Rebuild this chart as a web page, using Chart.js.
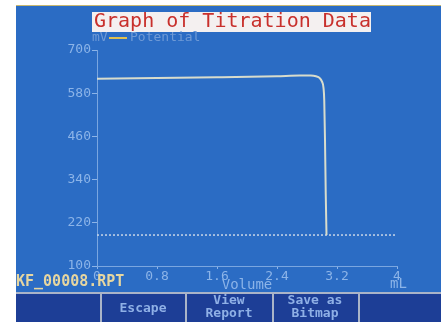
<!DOCTYPE html>
<html>
<head>
<meta charset="utf-8">
<style>
  html, body { margin: 0; padding: 0; background: #fff; }
  #wrap { width: 445px; height: 322px; position: relative; }
</style>
<script src="https://cdn.jsdelivr.net/npm/chart.js@4/dist/chart.umd.min.js"></script>
</head>
<body>
<div id="wrap"><canvas id="myChart" width="445" height="322"></canvas></div>
<script>
// titration data
const volume = [0, 0.8, 1.6, 2.4, 2.7, 2.85, 2.92, 2.97, 3.0, 3.02, 3.03, 3.04, 3.05, 3.06];
const potential = [620, 622, 624, 627, 629, 629, 627, 622, 612, 595, 560, 450, 300, 186];
const endpointLevel = [186, 186];
const endpointVolume = [0, 4];
const yTicks = [100, 220, 340, 460, 580, 700];
const xTicks = [0, 0.8, 1.6, 2.4, 3.2, 4];
const buttons = [["", ""], ["Escape"], ["View", "Report"], ["Save as", "Bitmap"], [""]];

const MONO = "'DejaVu Sans Mono', 'Liberation Mono', monospace";
const BLUE = "#2b6cc4";
const LIGHT = "#8cb4e8";

// screen frame, title box, legend and soft keys
const screenPlugin = {
  id: "screen",
  beforeDraw(chart) {
    const ctx = chart.ctx;
    ctx.save();
    ctx.fillStyle = "#fff";
    ctx.fillRect(0, 0, 445, 322);
    ctx.fillStyle = BLUE;
    ctx.fillRect(16, 5, 425, 317);
    ctx.fillStyle = "#c8b870";
    ctx.fillRect(16, 5, 425, 1);
    // toolbar
    ctx.fillStyle = "#1d3e96";
    ctx.fillRect(16, 294, 425, 28);
    ctx.fillStyle = "#aab4c8";
    ctx.fillRect(16, 292, 425, 2);
    [100, 185, 272, 358].forEach(x => ctx.fillRect(x, 294, 2, 28));
    ctx.restore();
  },
  afterDraw(chart) {
    const ctx = chart.ctx;
    ctx.save();
    // title
    ctx.fillStyle = "#f4f0f0";
    ctx.fillRect(92, 12, 279, 20);
    ctx.font = "20px " + MONO;
    ctx.fillStyle = "#c8302c";
    ctx.textBaseline = "middle";
    ctx.textAlign = "left";
    ctx.fillText("Graph of Titration Data", 94, 22);
    // legend
    ctx.font = "13px " + MONO;
    ctx.fillStyle = "#6f9ad6";
    ctx.fillText("mV", 92, 38);
    ctx.fillStyle = "#e0c050";
    ctx.fillRect(109, 37, 18, 2);
    ctx.fillStyle = "#6f9ad6";
    ctx.fillText("Potential", 130, 38);
    // file name and unit
    ctx.font = "bold 15px " + MONO;
    ctx.fillStyle = "#e6d6a0";
    ctx.fillText("KF_00008.RPT", 16, 282);
    ctx.font = "14px " + MONO;
    ctx.fillStyle = LIGHT;
    ctx.fillText("mL", 390, 284);
    // soft keys
    ctx.font = "bold 13px " + MONO;
    ctx.fillStyle = "#8fb0e6";
    ctx.textAlign = "center";
    const centers = [58, 143, 229, 315, 400];
    buttons.forEach((lines, i) => {
      if (lines.length === 1) {
        ctx.fillText(lines[0], centers[i], 309);
      } else {
        ctx.fillText(lines[0], centers[i], 301);
        ctx.fillText(lines[1], centers[i], 314);
      }
    });
    ctx.restore();
  }
};

new Chart(document.getElementById("myChart"), {
  type: "line",
  data: {
    datasets: [
      {
        label: "Potential",
        data: volume.map((v, i) => ({ x: v, y: potential[i] })),
        borderColor: "#d8dccc",
        borderWidth: 2,
        pointRadius: 0,
        cubicInterpolationMode: "monotone",
      },
      {
        label: "Endpoint",
        data: endpointVolume.map((v, i) => ({ x: v, y: endpointLevel[i] })),
        borderColor: "#c8d6e8",
        borderWidth: 1.5,
        borderDash: [2, 2],
        pointRadius: 0,
      },
    ],
  },
  options: {
    responsive: false,
    animation: false,
    layout: { padding: { top: 50, right: 48, left: 0, bottom: 0 } },
    plugins: {
      legend: { display: false },
      title: { display: false },
      tooltip: { enabled: false },
    },
    scales: {
      x: {
        type: "linear",
        min: 0,
        max: 4,
        afterBuildTicks: (s) => { s.ticks = xTicks.map(v => ({ value: v })); },
        afterFit: (s) => { s.height = 56; },
        ticks: {
          color: LIGHT,
          font: { family: MONO, size: 13 },
          padding: 0,
          maxRotation: 0,
          callback: (v) => String(v),
        },
        grid: { drawOnChartArea: false, color: LIGHT, tickLength: 3 },
        border: { color: "#7aa6e0", width: 1 },
        title: {
          display: true,
          text: "Volume",
          color: LIGHT,
          font: { family: MONO, size: 14 },
          padding: { top: 0, bottom: 28 },
        },
      },
      y: {
        min: 100,
        max: 700,
        afterBuildTicks: (s) => { s.ticks = yTicks.map(v => ({ value: v })); },
        afterFit: (s) => { s.width = 97; },
        ticks: {
          color: LIGHT,
          font: { family: MONO, size: 13 },
          padding: 1,
        },
        grid: { drawOnChartArea: false, color: LIGHT, tickLength: 5 },
        border: { color: "#7aa6e0", width: 1 },
      },
    },
  },
  plugins: [screenPlugin],
});
</script>
</body>
</html>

● ● ● ●

— Work to be completed —
Return the material word for word. Pictures are not part of the copy.

— Solution below —
Rebuild this chart as a web page, using Chart.js.
<!DOCTYPE html>
<html>
<head>
<meta charset="utf-8">
<style>
  html, body { margin: 0; padding: 0; background: #fff; }
  #wrap { width: 445px; height: 322px; position: relative; }
</style>
<script src="https://cdn.jsdelivr.net/npm/chart.js@4/dist/chart.umd.min.js"></script>
</head>
<body>
<div id="wrap"><canvas id="myChart" width="445" height="322"></canvas></div>
<script>
// titration data
const volume = [0, 0.8, 1.6, 2.4, 2.7, 2.85, 2.92, 2.97, 3.0, 3.02, 3.03, 3.04, 3.05, 3.06];
const potential = [620, 622, 624, 627, 629, 629, 627, 622, 612, 595, 560, 450, 300, 186];
const endpointLevel = [186, 186];
const endpointVolume = [0, 4];
const yTicks = [100, 220, 340, 460, 580, 700];
const xTicks = [0, 0.8, 1.6, 2.4, 3.2, 4];
const buttons = [["", ""], ["Escape"], ["View", "Report"], ["Save as", "Bitmap"], [""]];

const MONO = "'DejaVu Sans Mono', 'Liberation Mono', monospace";
const BLUE = "#2b6cc4";
const LIGHT = "#8cb4e8";

// screen frame, title box, legend and soft keys
const screenPlugin = {
  id: "screen",
  beforeDraw(chart) {
    const ctx = chart.ctx;
    ctx.save();
    ctx.fillStyle = "#fff";
    ctx.fillRect(0, 0, 445, 322);
    ctx.fillStyle = BLUE;
    ctx.fillRect(16, 5, 425, 317);
    ctx.fillStyle = "#c8b870";
    ctx.fillRect(16, 5, 425, 1);
    // toolbar
    ctx.fillStyle = "#1d3e96";
    ctx.fillRect(16, 294, 425, 28);
    ctx.fillStyle = "#aab4c8";
    ctx.fillRect(16, 292, 425, 2);
    [100, 185, 272, 358].forEach(x => ctx.fillRect(x, 294, 2, 28));
    ctx.restore();
  },
  afterDraw(chart) {
    const ctx = chart.ctx;
    ctx.save();
    // title
    ctx.fillStyle = "#f4f0f0";
    ctx.fillRect(92, 12, 279, 20);
    ctx.font = "20px " + MONO;
    ctx.fillStyle = "#c8302c";
    ctx.textBaseline = "middle";
    ctx.textAlign = "left";
    ctx.fillText("Graph of Titration Data", 94, 22);
    // legend
    ctx.font = "13px " + MONO;
    ctx.fillStyle = "#6f9ad6";
    ctx.fillText("mV", 92, 38);
    ctx.fillStyle = "#e0c050";
    ctx.fillRect(109, 37, 18, 2);
    ctx.fillStyle = "#6f9ad6";
    ctx.fillText("Potential", 130, 38);
    // file name and unit
    ctx.font = "bold 15px " + MONO;
    ctx.fillStyle = "#e6d6a0";
    ctx.fillText("KF_00008.RPT", 16, 282);
    ctx.font = "14px " + MONO;
    ctx.fillStyle = LIGHT;
    ctx.fillText("mL", 390, 284);
    // soft keys
    ctx.font = "bold 13px " + MONO;
    ctx.fillStyle = "#8fb0e6";
    ctx.textAlign = "center";
    const centers = [58, 143, 229, 315, 400];
    buttons.forEach((lines, i) => {
      if (lines.length === 1) {
        ctx.fillText(lines[0], centers[i], 309);
      } else {
        ctx.fillText(lines[0], centers[i], 301);
        ctx.fillText(lines[1], centers[i], 314);
      }
    });
    ctx.restore();
  }
};

new Chart(document.getElementById("myChart"), {
  type: "line",
  data: {
    datasets: [
      {
        label: "Potential",
        data: volume.map((v, i) => ({ x: v, y: potential[i] })),
        borderColor: "#d8dccc",
        borderWidth: 2,
        pointRadius: 0,
        cubicInterpolationMode: "monotone",
      },
      {
        label: "Endpoint",
        data: endpointVolume.map((v, i) => ({ x: v, y: endpointLevel[i] })),
        borderColor: "#c8d6e8",
        borderWidth: 1.5,
        borderDash: [2, 2],
        pointRadius: 0,
      },
    ],
  },
  options: {
    responsive: false,
    animation: false,
    layout: { padding: { top: 50, right: 48, left: 0, bottom: 0 } },
    plugins: {
      legend: { display: false },
      title: { display: false },
      tooltip: { enabled: false },
    },
    scales: {
      x: {
        type: "linear",
        min: 0,
        max: 4,
        afterBuildTicks: (s) => { s.ticks = xTicks.map(v => ({ value: v })); },
        afterFit: (s) => { s.height = 56; },
        ticks: {
          color: LIGHT,
          font: { family: MONO, size: 13 },
          padding: 0,
          maxRotation: 0,
          callback: (v) => String(v),
        },
        grid: { drawOnChartArea: false, color: LIGHT, tickLength: 3 },
        border: { color: "#7aa6e0", width: 1 },
        title: {
          display: true,
          text: "Volume",
          color: LIGHT,
          font: { family: MONO, size: 14 },
          padding: { top: 0, bottom: 28 },
        },
      },
      y: {
        min: 100,
        max: 700,
        afterBuildTicks: (s) => { s.ticks = yTicks.map(v => ({ value: v })); },
        afterFit: (s) => { s.width = 97; },
        ticks: {
          color: LIGHT,
          font: { family: MONO, size: 13 },
          padding: 1,
        },
        grid: { drawOnChartArea: false, color: LIGHT, tickLength: 5 },
        border: { color: "#7aa6e0", width: 1 },
      },
    },
  },
  plugins: [screenPlugin],
});
</script>
</body>
</html>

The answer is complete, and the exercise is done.